**DESCRIPTION OF THE TASK:**
Review the lines that follow and copy each one that contains the word "chart".

**SUPPLIED INFORMATION:**
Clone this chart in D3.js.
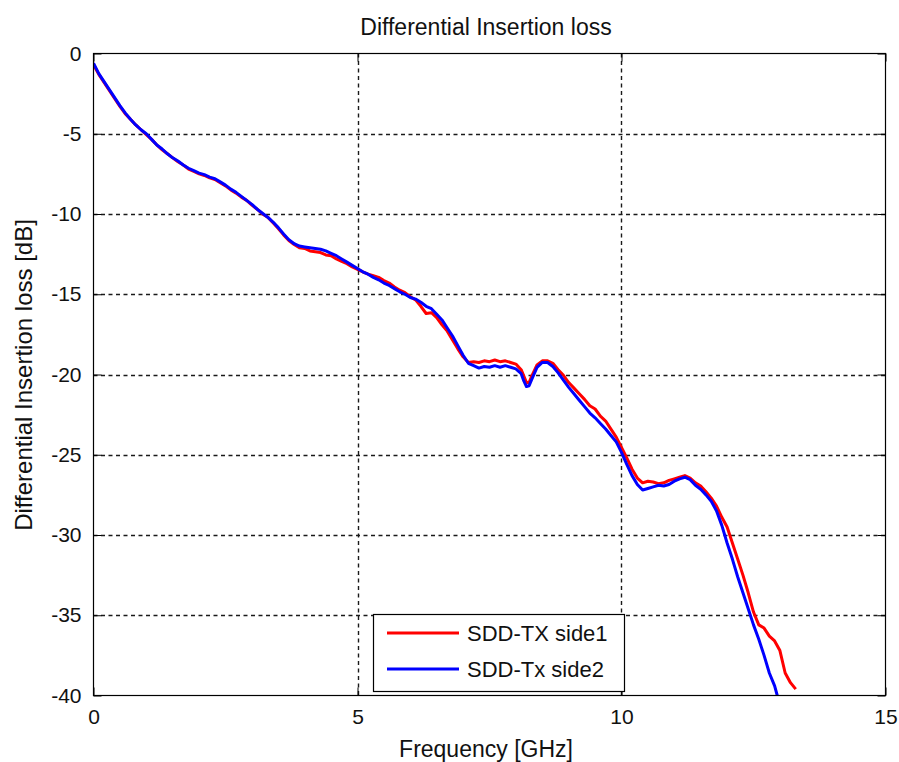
<!DOCTYPE html>
<html>
<head>
<meta charset="utf-8">
<script src="https://cdn.jsdelivr.net/npm/d3@7"></script>
<style>
  html, body { margin: 0; padding: 0; background: #fff; }
  svg { display: block; }
  text { font-family: "Liberation Sans", Arial, sans-serif; fill: #111; }
</style>
</head>
<body>
<svg id="chart" width="899" height="762"></svg>
<script>
// Measured differential insertion loss (dB) versus frequency (GHz)
const freqSide1 = [0.0,0.1,0.2,0.3,0.4,0.5,0.6,0.7,0.8,0.9,1.0,1.1,1.2,1.3,1.4,1.5,1.6,1.7,1.8,1.9,2.0,2.1,2.2,2.3,2.4,2.5,2.6,2.7,2.8,2.9,3.0,3.1,3.2,3.3,3.4,3.5,3.6,3.7,3.8,3.9,4.0,4.1,4.2,4.3,4.4,4.5,4.6,4.7,4.8,4.9,5.0,5.1,5.2,5.3,5.4,5.5,5.6,5.7,5.8,5.9,6.0,6.1,6.2,6.3,6.4,6.5,6.6,6.7,6.8,6.9,7.0,7.1,7.2,7.3,7.4,7.5,7.6,7.7,7.8,7.9,8.0,8.1,8.15,8.2,8.25,8.3,8.4,8.5,8.6,8.7,8.8,8.9,9.0,9.1,9.2,9.3,9.4,9.5,9.6,9.7,9.8,9.9,10.0,10.1,10.2,10.3,10.4,10.5,10.6,10.7,10.8,10.9,11.0,11.1,11.2,11.3,11.4,11.5,11.6,11.7,11.8,11.9,12.0,12.1,12.2,12.3,12.4,12.5,12.6,12.7,12.8,12.9,13.0,13.1,13.2,13.3];
const lossSide1 = [-0.7,-1.3,-1.8,-2.3,-2.8,-3.3,-3.75,-4.1,-4.45,-4.75,-5.05,-5.35,-5.7,-6.0,-6.25,-6.5,-6.75,-6.95,-7.2,-7.35,-7.5,-7.6,-7.75,-7.85,-8.05,-8.25,-8.5,-8.7,-8.95,-9.15,-9.45,-9.7,-10.0,-10.2,-10.55,-10.9,-11.3,-11.65,-11.9,-12.1,-12.15,-12.3,-12.35,-12.4,-12.55,-12.6,-12.8,-12.95,-13.1,-13.3,-13.45,-13.6,-13.75,-13.85,-13.95,-14.15,-14.3,-14.55,-14.75,-14.9,-15.15,-15.35,-15.75,-16.2,-16.15,-16.45,-16.9,-17.3,-17.85,-18.4,-18.9,-19.25,-19.2,-19.25,-19.15,-19.2,-19.1,-19.2,-19.15,-19.25,-19.35,-19.7,-20.1,-20.5,-20.5,-20.1,-19.4,-19.15,-19.15,-19.3,-19.7,-20.05,-20.5,-20.85,-21.2,-21.55,-21.95,-22.15,-22.6,-22.9,-23.4,-23.9,-24.55,-25.2,-25.9,-26.45,-26.75,-26.65,-26.7,-26.8,-26.75,-26.6,-26.5,-26.4,-26.3,-26.45,-26.75,-26.95,-27.3,-27.7,-28.2,-28.9,-29.5,-30.5,-31.5,-32.5,-33.6,-34.8,-35.6,-35.8,-36.3,-36.6,-37.2,-38.6,-39.2,-39.6,-40.0];

const freqSide2 = [0.0,0.1,0.2,0.3,0.4,0.5,0.6,0.7,0.8,0.9,1.0,1.1,1.2,1.3,1.4,1.5,1.6,1.7,1.8,1.9,2.0,2.1,2.2,2.3,2.4,2.5,2.6,2.7,2.8,2.9,3.0,3.1,3.2,3.3,3.4,3.5,3.6,3.7,3.8,3.9,4.0,4.1,4.2,4.3,4.4,4.5,4.6,4.7,4.8,4.9,5.0,5.1,5.2,5.3,5.4,5.5,5.6,5.7,5.8,5.9,6.0,6.1,6.2,6.3,6.4,6.5,6.6,6.7,6.8,6.9,7.0,7.1,7.2,7.3,7.4,7.5,7.6,7.7,7.8,7.9,8.0,8.1,8.15,8.2,8.25,8.3,8.4,8.5,8.6,8.7,8.8,8.9,9.0,9.1,9.2,9.3,9.4,9.5,9.6,9.7,9.8,9.9,10.0,10.1,10.2,10.3,10.4,10.5,10.6,10.7,10.8,10.9,11.0,11.1,11.2,11.3,11.4,11.5,11.6,11.7,11.8,11.9,12.0,12.1,12.2,12.3,12.4,12.5,12.6,12.7,12.8,12.9,12.95];
const lossSide2 = [-0.6,-1.25,-1.75,-2.25,-2.75,-3.25,-3.7,-4.1,-4.45,-4.75,-5.0,-5.35,-5.7,-5.95,-6.25,-6.5,-6.7,-6.95,-7.15,-7.3,-7.45,-7.55,-7.7,-7.8,-8.0,-8.2,-8.45,-8.65,-8.9,-9.15,-9.4,-9.7,-9.95,-10.2,-10.5,-10.85,-11.25,-11.6,-11.85,-12.0,-12.05,-12.1,-12.15,-12.2,-12.3,-12.45,-12.6,-12.8,-13.0,-13.2,-13.4,-13.6,-13.75,-13.95,-14.1,-14.3,-14.45,-14.65,-14.85,-15.0,-15.2,-15.3,-15.5,-15.75,-15.9,-16.25,-16.6,-17.1,-17.6,-18.2,-18.8,-19.3,-19.45,-19.6,-19.5,-19.55,-19.45,-19.55,-19.45,-19.55,-19.65,-19.95,-20.4,-20.75,-20.7,-20.3,-19.55,-19.25,-19.25,-19.5,-19.9,-20.35,-20.8,-21.2,-21.6,-22.0,-22.4,-22.7,-23.05,-23.4,-23.8,-24.2,-24.85,-25.6,-26.3,-26.85,-27.2,-27.1,-27.0,-26.9,-26.95,-26.85,-26.65,-26.5,-26.4,-26.55,-26.9,-27.15,-27.5,-27.9,-28.5,-29.4,-30.5,-31.5,-32.6,-33.6,-34.6,-35.6,-36.5,-37.5,-38.6,-39.4,-40.0];

const seriesNames = ["SDD-TX side1", "SDD-Tx side2"];
const seriesColors = ["#ff0000", "#0000ff"];
const xTicks = [0, 5, 10, 15];
const yTicks = [0, -5, -10, -15, -20, -25, -30, -35, -40];

const svg = d3.select("#chart");
const margin = { left: 93.5, right: 885.5, top: 53.5, bottom: 695.5 };

const x = d3.scaleLinear().domain([0, 15]).range([margin.left, margin.right]);
const y = d3.scaleLinear().domain([-40, 0]).range([margin.bottom, margin.top]);

// plot background
svg.append("rect")
  .attr("x", margin.left).attr("y", margin.top)
  .attr("width", margin.right - margin.left).attr("height", margin.bottom - margin.top)
  .attr("fill", "#fff");

// dashed grid
const grid = svg.append("g").attr("stroke", "#1a1a1a").attr("stroke-width", 1.4).attr("stroke-dasharray", "4,3.5");
grid.selectAll("line.gx").data(xTicks.slice(1, -1)).join("line")
  .attr("x1", d => Math.round(x(d)) + 0.5).attr("x2", d => Math.round(x(d)) + 0.5)
  .attr("y1", margin.top).attr("y2", margin.bottom);
grid.selectAll("line.gy").data(yTicks.slice(1, -1)).join("line")
  .attr("y1", d => Math.round(y(d)) + 0.5).attr("y2", d => Math.round(y(d)) + 0.5)
  .attr("x1", margin.left).attr("x2", margin.right);

// axes with inward ticks on all four sides; labels use a plain hyphen for negatives
const tickLen = 8;
const plain = d => String(d);
const axBottom = d3.axisBottom(x).tickValues(xTicks).tickSize(-tickLen).tickPadding(14).tickFormat(plain);
const axTop = d3.axisTop(x).tickValues(xTicks).tickSize(-tickLen).tickFormat("");
const axLeft = d3.axisLeft(y).tickValues(yTicks).tickSize(-tickLen).tickPadding(12).tickFormat(plain);
const axRight = d3.axisRight(y).tickValues(yTicks).tickSize(-tickLen).tickFormat("");

function styleAxis(g) {
  g.selectAll("path.domain").remove();
  g.selectAll("line").attr("stroke", "#000");
  g.selectAll("text").style("font-size", "21px").attr("fill", "#111");
}
svg.append("g").attr("transform", `translate(0,${margin.bottom})`).call(axBottom).call(styleAxis);
svg.append("g").attr("transform", `translate(0,${margin.top})`).call(axTop).call(styleAxis);
svg.append("g").attr("transform", `translate(${margin.left},0)`).call(axLeft).call(styleAxis);
svg.append("g").attr("transform", `translate(${margin.right},0)`).call(axRight).call(styleAxis);

// clip traces to the plot box
svg.append("clipPath").attr("id", "plotClip").append("rect")
  .attr("x", margin.left).attr("y", margin.top)
  .attr("width", margin.right - margin.left).attr("height", margin.bottom - margin.top);

const line = d3.line().x(d => x(d[0])).y(d => y(d[1]));
const series = [
  d3.zip(freqSide1, lossSide1),
  d3.zip(freqSide2, lossSide2)
];
svg.append("g").attr("clip-path", "url(#plotClip)")
  .selectAll("path").data(series).join("path")
  .attr("d", line)
  .attr("fill", "none")
  .attr("stroke", (d, i) => seriesColors[i])
  .attr("stroke-width", 3)
  .attr("stroke-linejoin", "round");

// frame
svg.append("rect")
  .attr("x", margin.left).attr("y", margin.top)
  .attr("width", margin.right - margin.left).attr("height", margin.bottom - margin.top)
  .attr("fill", "none").attr("stroke", "#000").attr("stroke-width", 1.2);

// titles
svg.append("text").attr("x", 486).attr("y", 35).attr("text-anchor", "middle")
  .style("font-size", "23px").text("Differential Insertion loss");
svg.append("text").attr("x", 486).attr("y", 757).attr("text-anchor", "middle")
  .style("font-size", "23px").text("Frequency [GHz]");
svg.append("text").attr("transform", "translate(32,375) rotate(-90)").attr("text-anchor", "middle")
  .style("font-size", "24px").text("Differential Insertion loss [dB]");

// legend
const lg = svg.append("g");
lg.append("rect").attr("x", 373.5).attr("y", 614.5).attr("width", 251).attr("height", 77)
  .attr("fill", "#fff").attr("stroke", "#000").attr("stroke-width", 1.2);
seriesNames.forEach((name, i) => {
  const ly = 633 + i * 36;
  lg.append("line").attr("x1", 387).attr("x2", 459).attr("y1", ly).attr("y2", ly)
    .attr("stroke", seriesColors[i]).attr("stroke-width", 3);
  lg.append("text").attr("x", 467).attr("y", ly + 8).style("font-size", "22px").text(name);
});
</script>
</body>
</html>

**IN RESPONSE:**
Clone this chart in D3.js.
<svg id="chart" width="899" height="762"></svg>
const svg = d3.select("#chart");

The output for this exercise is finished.